Тамара Ляленкова: Алексей, есть единый учебник истории. Но есть личные судьбы и истории семей. В представлении школьников эти линии в период Великой отечественной как-то пересекаются?
Алексей Макаров: Мне кажется, что мы преувеличиваем значение этой войны для молодого поколения. Для них это уже совсем далекая война, и она мало отличается от Первой мировой.
Кроме того, далеко не все в Советском Союзе воевали, могла быть, скажем, бронь, и люди работали в тылу на производстве оружия. Во-вторых, про очень многие вещи в историях семей следовало молчать. И если рассказывали, то какие-то общие истории. Довольно часто звучит в мемуарах, что либо мне не рассказывали ничего, либо человек начинал сразу плакать: "Я не могу про это говорить".
У нас очень мало возможностей встроить свою семейную историю в эту войну. Есть оптика – твой предок пошел, например, добровольцем в 1941 или был призван, воевал, был ранен или не был ранен. Война закончилась. Оптика, что мой прадедушка был военнопленным, что мой прадедушка был коллаборационистом или работал на оборонном заводе практически не работает.

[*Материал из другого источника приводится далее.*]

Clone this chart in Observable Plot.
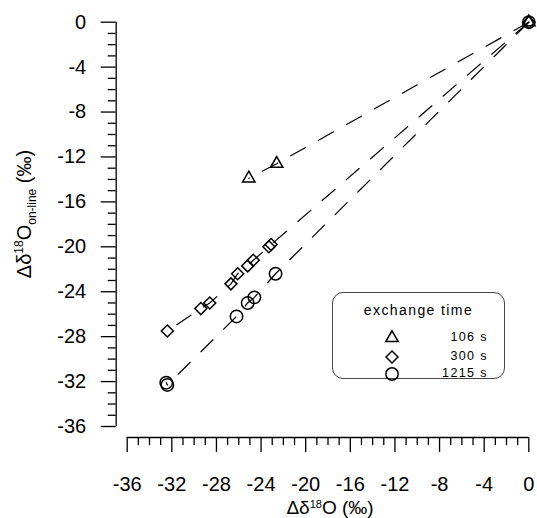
<!DOCTYPE html>
<html>
<head>
<meta charset="utf-8">
<script src="https://cdn.jsdelivr.net/npm/d3@7"></script>
<script src="https://cdn.jsdelivr.net/npm/@observablehq/plot@0.6"></script>
<style>
  html, body { margin: 0; padding: 0; background: #fff; }
  #chart { position: relative; width: 537px; height: 518px; font-family: "Liberation Sans", Arial, sans-serif; }
  #legend {
    position: absolute; left: 332px; top: 292px; width: 173px; height: 87px;
    border: 1px solid #444; border-radius: 11px; background: #fff; box-sizing: border-box;
  }
  #legend .title { position: absolute; left: 0; width: 100%; top: 9px; text-align: center; font-size: 14px; letter-spacing: 1.4px; }
  #legend .row { position: absolute; left: 0; width: 100%; height: 18px; }
  #legend .row svg { position: absolute; left: 50px; top: 0; }
  #legend .row span { position: absolute; right: 16px; top: 1px; font-size: 12.5px; letter-spacing: 1.4px; }
</style>
</head>
<body>
<div id="chart"></div>
<script>
// Exchange-time series: Δδ18O (x) against on-line Δδ18O (y), in ‰
const series = ["106 s", "300 s", "1215 s"];
const symbols = ["triangle", "diamond2", "circle"];
const radii = [4.6, 5.4, 6.2];

const x106 = [0, -22.6, -25.1];
const y106 = [0, -12.6, -13.9];

const x300 = [0, -23.1, -23.3, -24.7, -25.2, -26.1, -26.7, -28.6, -29.4, -32.4];
const y300 = [0, -19.8, -20.0, -21.2, -21.7, -22.4, -23.3, -25.0, -25.5, -27.5];

const x1215 = [0, -22.7, -24.6, -25.2, -26.2, -32.4, -32.5];
const y1215 = [0, -22.4, -24.5, -25.0, -26.2, -32.3, -32.1];

const xTicks = [-36, -32, -28, -24, -20, -16, -12, -8, -4, 0];
const yTicks = [0, -4, -8, -12, -16, -20, -24, -28, -32, -36];
const xMinor = d3.range(-36, 1).filter(v => v % 4 !== 0);
const yMinor = d3.range(-36, 1).filter(v => v % 4 !== 0);

const toRows = (xs, ys) => xs.map((x, i) => ({x, y: ys[i]}));
const data = [toRows(x106, y106), toRows(x300, y300), toRows(x1215, y1215)];

const font = "\"Liberation Sans\", Arial, sans-serif";
const fmt = d => String(d);

const marks = [
  // detached axis lines
  Plot.ruleX([-36], {y1: -36, y2: 0, dx: -11, stroke: "black", strokeWidth: 1.3}),
  Plot.ruleY([-36], {x1: -36, x2: 0, dy: 11, stroke: "black", strokeWidth: 1.3}),
  Plot.axisY({ticks: yTicks, tickSize: 15, tickPadding: 15, dx: -11, tickFormat: fmt, label: null, strokeWidth: 1.3, fontSize: 20}),
  Plot.axisY({ticks: yMinor, tickSize: 8, text: null, dx: -11, label: null, strokeWidth: 1.3}),
  Plot.axisX({ticks: xTicks, tickSize: 15, tickPadding: 24, dy: 11, tickFormat: fmt, label: null, strokeWidth: 1.3, fontSize: 20}),
  Plot.axisX({ticks: xMinor, tickSize: 8, text: null, dy: 11, label: null, strokeWidth: 1.3})
];

data.forEach((rows) => {
  marks.push(Plot.line(rows, {x: "x", y: "y", stroke: "black", strokeWidth: 1.2, strokeDasharray: "17,15"}));
});
data.forEach((rows, i) => {
  marks.push(Plot.dot(rows, {x: "x", y: "y", symbol: () => symbols[i], r: radii[i], stroke: "black", strokeWidth: 1.5, fill: "none"}));
});

const plot = Plot.plot({
  width: 537,
  height: 518,
  marginLeft: 126.7,
  marginRight: 8.7,
  marginTop: 21.7,
  marginBottom: 92,
  x: {domain: [-36, 0]},
  y: {domain: [-36, 0]},
  symbol: {type: "identity"},
  style: {fontFamily: font, fontSize: "20px", color: "black", background: "white", overflow: "visible"},
  marks
});

const chart = document.getElementById("chart");
chart.appendChild(plot);

// axis titles with sub/superscripts
const svg = d3.select(plot);
const yTitle = svg.append("text")
  .attr("transform", "translate(31,214) rotate(-90)")
  .attr("text-anchor", "middle")
  .attr("font-family", font)
  .attr("font-size", 20)
  .attr("fill", "black");
yTitle.append("tspan").text("Δδ");
yTitle.append("tspan").attr("font-size", 12).attr("dy", -8).text("18");
yTitle.append("tspan").attr("dy", 8).text("O");
yTitle.append("tspan").attr("font-size", 12).attr("dy", 5).text("on-line");
yTitle.append("tspan").attr("dy", -5).text(" (‰)");

const xTitle = svg.append("text")
  .attr("x", 330).attr("y", 514)
  .attr("text-anchor", "middle")
  .attr("font-family", font)
  .attr("font-size", 19)
  .attr("fill", "black");
xTitle.append("tspan").text("Δδ");
xTitle.append("tspan").attr("font-size", 11).attr("dy", -6).text("18");
xTitle.append("tspan").attr("dy", 6).text("O (‰)");

// legend
const legend = d3.select(chart).append("div").attr("id", "legend");
legend.append("div").attr("class", "title").text("exchange time");
const rowTops = [36, 55, 72];
series.forEach((name, i) => {
  const row = legend.append("div").attr("class", "row").style("top", rowTops[i] + "px");
  const s = row.append("svg").attr("width", 18).attr("height", 18);
  const sym = {triangle: d3.symbolTriangle, diamond2: d3.symbolDiamond2, circle: d3.symbolCircle}[symbols[i]];
  s.append("path")
    .attr("transform", "translate(9,9)")
    .attr("d", d3.symbol(sym, radii[i] * radii[i] * Math.PI)())
    .attr("fill", "none").attr("stroke", "black").attr("stroke-width", 1.5);
  row.append("span").text(name);
});
</script>
</body>
</html>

Просто потому, что тогда история будет не совсем героической, не совсем правильной.
для школьников это далекая война, как Первая мировая
И опять-таки вопрос, если мы говорим не про семейную, а про школьную трактовку Великой отечественной - зачем и как о ней рассказывать? Что мы хотим донести? Что мы молодцы? Да, но одновременно в каких-то вещах мы не молодцы, и не только мы молодцы. Что это не должно повториться? Но это уже повторяется: и геноцид, и другие войны.
Но если уж мы говорим про эту войну, то надо подробно разбираться, как тогда люди думали. Что происходило с преступлениями? Наказали или не наказали? Кто виноват – это тоже важно. Потому что когда говорят, что виноваты все, это ужасно! Это означает, что не виноват никто! Но про эти аспекты нет разговора ни на уроках обществознания, ни на уроках истории.
Арман Туганбаев: Катя, какое самое страшное или самое сильное переживание, связанное с изучением Второй мировой войны, было у тебя?
Екатерина Хомутова: Наверное, самое сильное переживание – это огромные потери, связанные с этой войной. Осознание того, что за цифрой скрываются люди. Очень часто, когда говорят о каких-то военных столкновениях, которые могут перейти в вооруженный конфликт, говорят о враге, тем самым собирая людей в одну массу, обезличивая. Мне кажется, важно не забывать, что все войны, которые происходили в истории, это войны не между какими-то абстрактными сущностями, абстрактными армиями, это войны между людьми.
Тамара Ляленкова: Алексей, как историческая бесстрастность, которую учебники пытаются сохранять, историческая толерантность, которую авторы пытаются транслировать, увязываются с воспитанием патриотизма, которое навязывает государство, превращая День победы в костюмированное гуляние и демонстрацию военной техники?
Алексей Макаров: Мне не кажется, что государство должно воспитывать патриотизм, потому что в целом государство пытается воспитать любовь к себе. Нужно воспитывать, если уж воспитывать, любовь к людям, а не к государству. Но тогда государство начинает теряться, поскольку ему кажется, что у народа нет представления о ценности государства, а это потенциально опасно для государства.